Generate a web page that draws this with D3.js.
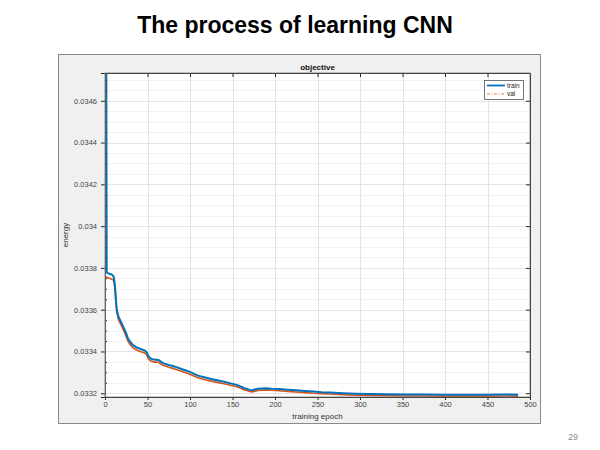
<!DOCTYPE html>
<html><head><meta charset="utf-8">
<script src="https://cdn.jsdelivr.net/npm/d3@7"></script>
<style>body{margin:0;background:#fff;font-family:"Liberation Sans",Arial,sans-serif}</style>
</head><body>
<script>
const pageTitle = "The process of learning CNN";
const chartTitle = "objective";
const xLabel = "training epoch";
const yLabel = "energy";
const pageNumber = "29";
const seriesNames = ["train", "val"];
const xTicks = [0, 50, 100, 150, 200, 250, 300, 350, 400, 450, 500];
const yTicks = [0.0332, 0.0334, 0.0336, 0.0338, 0.0340, 0.0342, 0.0344, 0.0346];
const yTickLabels = ["0.0332", "0.0334", "0.0336", "0.0338", "0.034", "0.0342", "0.0344", "0.0346"];

const trainEpochs = [1, 2, 4, 6, 8, 10, 11, 12, 13, 14, 16, 18, 20, 23, 25, 27, 30, 33, 37, 41, 45, 47, 49, 51, 54, 57, 60, 63, 66, 70, 75, 80, 84, 90, 96, 100, 106, 112, 118, 125, 132, 140, 149, 155, 160, 164, 167, 170, 173, 176, 180, 185, 190, 196, 205, 215, 225, 235, 245, 255, 265, 280, 295, 310, 330, 350, 375, 400, 425, 450, 470, 486];
const trainValues = [0.0358, 0.033778, 0.033774, 0.033771, 0.033768, 0.033760, 0.033740, 0.033700, 0.033640, 0.033597, 0.033565, 0.033548, 0.033532, 0.033505, 0.033485, 0.033462, 0.033444, 0.033430, 0.033420, 0.033413, 0.033407, 0.033404, 0.033396, 0.033377, 0.033366, 0.033361, 0.033360, 0.033359, 0.033350, 0.033342, 0.033335, 0.033330, 0.033325, 0.033316, 0.033308, 0.033302, 0.033290, 0.033281, 0.033275, 0.033268, 0.033262, 0.033255, 0.033246, 0.033240, 0.033232, 0.033224, 0.033221, 0.033216, 0.033214, 0.033218, 0.033221, 0.033223, 0.033224, 0.033222, 0.033220, 0.033217, 0.033214, 0.033211, 0.033208, 0.033205, 0.033203, 0.033200, 0.033198, 0.033196, 0.033195, 0.033194, 0.033194, 0.033193, 0.033193, 0.033193, 0.033194, 0.033193];

const valEpochs = [1, 2, 4, 6, 8, 10, 11, 12, 13, 14, 16, 18, 20, 23, 25, 27, 30, 33, 37, 41, 45, 47, 49, 51, 54, 57, 60, 63, 66, 70, 75, 80, 84, 90, 96, 100, 106, 112, 118, 125, 132, 140, 149, 155, 160, 164, 167, 170, 173, 176, 180, 185, 190, 196, 205, 215, 225, 235, 245, 255, 265, 280, 295, 310, 330, 350, 375, 400, 425, 450, 470, 486];
const valValues = [0.033758, 0.033755, 0.033752, 0.033749, 0.033746, 0.033740, 0.033722, 0.033685, 0.033625, 0.033583, 0.033551, 0.033534, 0.033518, 0.033491, 0.033471, 0.033449, 0.033431, 0.033417, 0.033407, 0.033400, 0.033395, 0.033392, 0.033384, 0.033365, 0.033354, 0.033350, 0.033349, 0.033348, 0.033339, 0.033331, 0.033324, 0.033319, 0.033314, 0.033305, 0.033297, 0.033291, 0.033280, 0.033271, 0.033265, 0.033258, 0.033252, 0.033245, 0.033237, 0.033231, 0.033224, 0.033216, 0.033213, 0.033208, 0.033206, 0.033210, 0.033213, 0.033215, 0.033216, 0.033214, 0.033212, 0.033209, 0.033206, 0.033203, 0.033200, 0.033198, 0.033196, 0.033193, 0.033191, 0.033189, 0.033188, 0.033187, 0.033187, 0.033186, 0.033186, 0.033186, 0.033187, 0.033186];

const W = 600, H = 450;
const svg = d3.select("body").append("svg").attr("width", W).attr("height", H);

svg.append("text").attr("x", 295).attr("y", 33).attr("text-anchor", "middle")
  .attr("font-size", 23).attr("font-weight", "bold").attr("fill", "#000").text(pageTitle);
svg.append("text").attr("x", 578).attr("y", 440).attr("text-anchor", "end")
  .attr("font-size", 9).attr("fill", "#8c8c8c").text(pageNumber);

svg.append("rect").attr("x", 58.5).attr("y", 54.5).attr("width", 482).attr("height", 369)
  .attr("fill", "#f0f0f0").attr("stroke", "#8a8a8a").attr("stroke-width", 1);

const L = 105, R = 530, T = 73, B = 397;
const x = d3.scaleLinear().domain([0, 500]).range([L, R]);
const y = d3.scaleLinear().domain([0.033182, 0.034733]).range([B, T]);

svg.append("rect").attr("x", L).attr("y", T).attr("width", R - L).attr("height", B - T).attr("fill", "#fff");

const g = svg.append("g");
const minorY = d3.range(0.03320, 0.03473, 0.00005).filter(v => Math.abs(((v - 0.0332) / 0.0002) - Math.round((v - 0.0332) / 0.0002)) > 0.01);
g.selectAll(".my").data(minorY).enter().append("line")
  .attr("x1", L).attr("x2", R).attr("y1", d => Math.round(y(d)) + 0.5).attr("y2", d => Math.round(y(d)) + 0.5)
  .attr("stroke", "#f3f3f3").attr("stroke-width", 1);
g.selectAll(".gx").data(xTicks.slice(1, -1)).enter().append("line")
  .attr("x1", d => Math.round(x(d)) + 0.5).attr("x2", d => Math.round(x(d)) + 0.5).attr("y1", T).attr("y2", B)
  .attr("stroke", "#e4e4e4");
g.selectAll(".gy").data(yTicks).enter().append("line")
  .attr("x1", L).attr("x2", R).attr("y1", d => Math.round(y(d)) + 0.5).attr("y2", d => Math.round(y(d)) + 0.5)
  .attr("stroke", "#e4e4e4");

svg.append("clipPath").attr("id", "clip").append("rect").attr("x", L).attr("y", T).attr("width", R - L).attr("height", B - T);

const line = d3.line().x(d => x(d[0])).y(d => y(d[1]));
const valData = valEpochs.map((e, i) => [e, valValues[i]]);
const trainData = trainEpochs.map((e, i) => [e, trainValues[i]]);
svg.append("path").attr("clip-path", "url(#clip)").attr("d", line(valData))
  .attr("fill", "none").attr("stroke", "#D95319").attr("stroke-width", 1.6);
svg.append("path").attr("clip-path", "url(#clip)").attr("d", line(trainData))
  .attr("fill", "none").attr("stroke", "#0072BD").attr("stroke-width", 2);

const axColor = "#262626";
const xAxis = svg.append("g").attr("transform", `translate(0,${B})`)
  .call(d3.axisBottom(x).tickValues(xTicks).tickSize(3).tickPadding(2).tickFormat(d3.format("d")));
const xTop = svg.append("g").attr("transform", `translate(0,${T})`)
  .call(d3.axisBottom(x).tickValues(xTicks).tickSize(4).tickFormat(""));
const yAxis = svg.append("g").attr("transform", `translate(${L},0)`)
  .call(d3.axisLeft(y).tickValues(yTicks).tickSize(4).tickPadding(4).tickFormat((d, i) => yTickLabels[i]));
const yRight = svg.append("g").attr("transform", `translate(${R},0)`)
  .call(d3.axisLeft(y).tickValues(yTicks).tickSize(4).tickFormat(""));
const yMinor = svg.append("g").attr("transform", `translate(${L},0)`)
  .call(d3.axisRight(y).tickValues(minorY).tickSize(2).tickFormat(""));
[xAxis, xTop, yAxis, yRight, yMinor].forEach(a => {
  a.select(".domain").attr("stroke", axColor);
  a.selectAll(".tick line").attr("stroke", axColor);
  a.selectAll("text").attr("fill", "#444").attr("font-size", 7.5).attr("font-family", "Liberation Sans, Arial, sans-serif");
});
svg.append("line").attr("x1", L + 0.5).attr("x2", L + 0.5).attr("y1", T).attr("y2", B).attr("stroke", "#5a5a5a");
svg.append("rect").attr("x", L).attr("y", T).attr("width", R - L).attr("height", B - T)
  .attr("fill", "none").attr("stroke", "#777").attr("stroke-width", 0.8);

svg.append("text").attr("x", (L + R) / 2).attr("y", 419).attr("text-anchor", "middle")
  .attr("font-size", 8).attr("fill", "#333").text(xLabel);
svg.append("text").attr("transform", `translate(68,${(T + B) / 2}) rotate(-90)`).attr("text-anchor", "middle")
  .attr("font-size", 8).attr("fill", "#333").text(yLabel);
svg.append("text").attr("x", (L + R) / 2).attr("y", 70).attr("text-anchor", "middle")
  .attr("font-size", 8).attr("font-weight", "bold").attr("fill", "#111").text(chartTitle);

const lg = svg.append("g");
lg.append("rect").attr("x", 484.5).attr("y", 80.5).attr("width", 39).attr("height", 19)
  .attr("fill", "#fff").attr("stroke", "#555").attr("stroke-width", 0.8);
const legendColors = ["#0072BD", "#D95319"];
const legendDash = [null, "3,1.5,1,1.5"];
seriesNames.forEach((n, i) => {
  const yy = 85.5 + i * 8.5;
  lg.append("line").attr("x1", 487).attr("x2", 505).attr("y1", yy).attr("y2", yy)
    .attr("stroke", legendColors[i]).attr("stroke-width", i === 0 ? 1.8 : 0.8)
    .attr("stroke-dasharray", legendDash[i]);
  lg.append("text").attr("x", 507).attr("y", yy + 2.3).attr("font-size", 6.5).attr("fill", "#222").text(n);
});
</script>
</body></html>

•••

### Required task
Write out exactly the opening lines of the data, stopping after the line that holds "0.033193, 0.033194, 0.033193];". Exclude pictures.

### Exercise response
Generate a web page that draws this with D3.js.
<!DOCTYPE html>
<html><head><meta charset="utf-8">
<script src="https://cdn.jsdelivr.net/npm/d3@7"></script>
<style>body{margin:0;background:#fff;font-family:"Liberation Sans",Arial,sans-serif}</style>
</head><body>
<script>
const pageTitle = "The process of learning CNN";
const chartTitle = "objective";
const xLabel = "training epoch";
const yLabel = "energy";
const pageNumber = "29";
const seriesNames = ["train", "val"];
const xTicks = [0, 50, 100, 150, 200, 250, 300, 350, 400, 450, 500];
const yTicks = [0.0332, 0.0334, 0.0336, 0.0338, 0.0340, 0.0342, 0.0344, 0.0346];
const yTickLabels = ["0.0332", "0.0334", "0.0336", "0.0338", "0.034", "0.0342", "0.0344", "0.0346"];

const trainEpochs = [1, 2, 4, 6, 8, 10, 11, 12, 13, 14, 16, 18, 20, 23, 25, 27, 30, 33, 37, 41, 45, 47, 49, 51, 54, 57, 60, 63, 66, 70, 75, 80, 84, 90, 96, 100, 106, 112, 118, 125, 132, 140, 149, 155, 160, 164, 167, 170, 173, 176, 180, 185, 190, 196, 205, 215, 225, 235, 245, 255, 265, 280, 295, 310, 330, 350, 375, 400, 425, 450, 470, 486];
const trainValues = [0.0358, 0.033778, 0.033774, 0.033771, 0.033768, 0.033760, 0.033740, 0.033700, 0.033640, 0.033597, 0.033565, 0.033548, 0.033532, 0.033505, 0.033485, 0.033462, 0.033444, 0.033430, 0.033420, 0.033413, 0.033407, 0.033404, 0.033396, 0.033377, 0.033366, 0.033361, 0.033360, 0.033359, 0.033350, 0.033342, 0.033335, 0.033330, 0.033325, 0.033316, 0.033308, 0.033302, 0.033290, 0.033281, 0.033275, 0.033268, 0.033262, 0.033255, 0.033246, 0.033240, 0.033232, 0.033224, 0.033221, 0.033216, 0.033214, 0.033218, 0.033221, 0.033223, 0.033224, 0.033222, 0.033220, 0.033217, 0.033214, 0.033211, 0.033208, 0.033205, 0.033203, 0.033200, 0.033198, 0.033196, 0.033195, 0.033194, 0.033194, 0.033193, 0.033193, 0.033193, 0.033194, 0.033193];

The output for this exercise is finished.